For now I see Bitcoin as the perfect payment method for international online jobs. Someone in India could write a program for you, and you can pay for it instantly, without having to worry about banking options available for you/him and the fees associated with that. Internet connectivity is enough.
+1
Overall, I agree with 99% of Synaptic's analysis, and I especially agree with a few of the other posters' comments about there not being enough criticism and dissent in these forums. Right now, Bitcoins, for all their technical glory (which, truly, is admirable), don't seem to do anything useful to any appreciable extent other than allow earlier-fools to relieve themselves of their BTC holdings by selling them to incoming greater-fools... That's true of almost everything I've read *except* for the international transactions part.
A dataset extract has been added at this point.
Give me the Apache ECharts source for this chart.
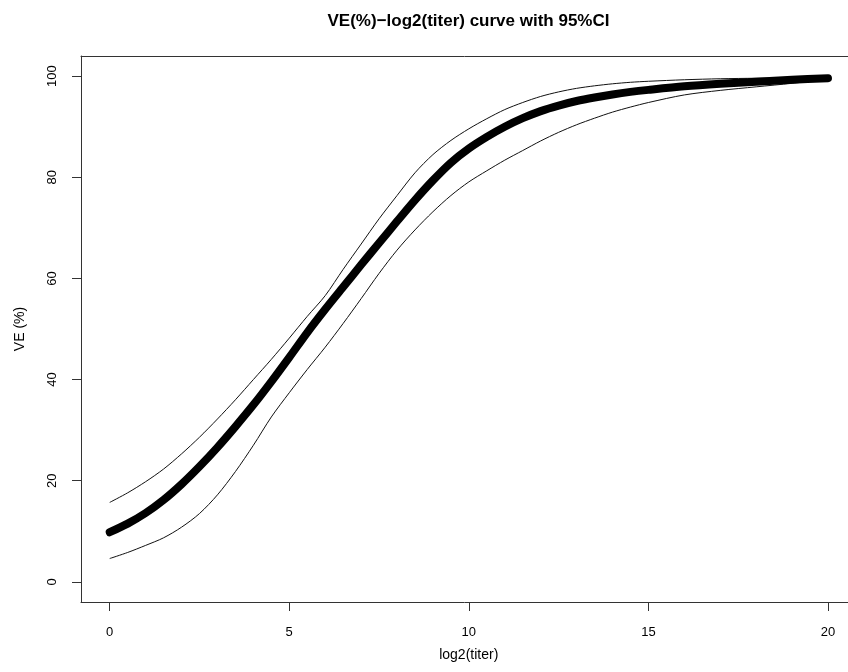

I'm sensitive to that part (having lived in or having family ties to four or five different countries and about to move again), and I can *definitely* see the value proposition in near-frictionless transactions across borders where you don't have to trust anyone along the way. The fees and hassle to do this in the normal banking system nowadays are truly outrageous. If no alternative to Bitcoin ever succeeds, international transactions are perhaps the only thing I'd ever use Bitcoins for (even then, I'd use BTC for the whole of 10-20 minutes as an intermediate currency, and it's not hard to see how having to go through a million intermediaries to do this might kill even *that* use case). But I really hope that an alternative to Bitcoin does emerge, one that isn't drowning in libertarian/anarcho-capitalist kool-aid and does not shoot itself in the foot with fringe, unworkable economics.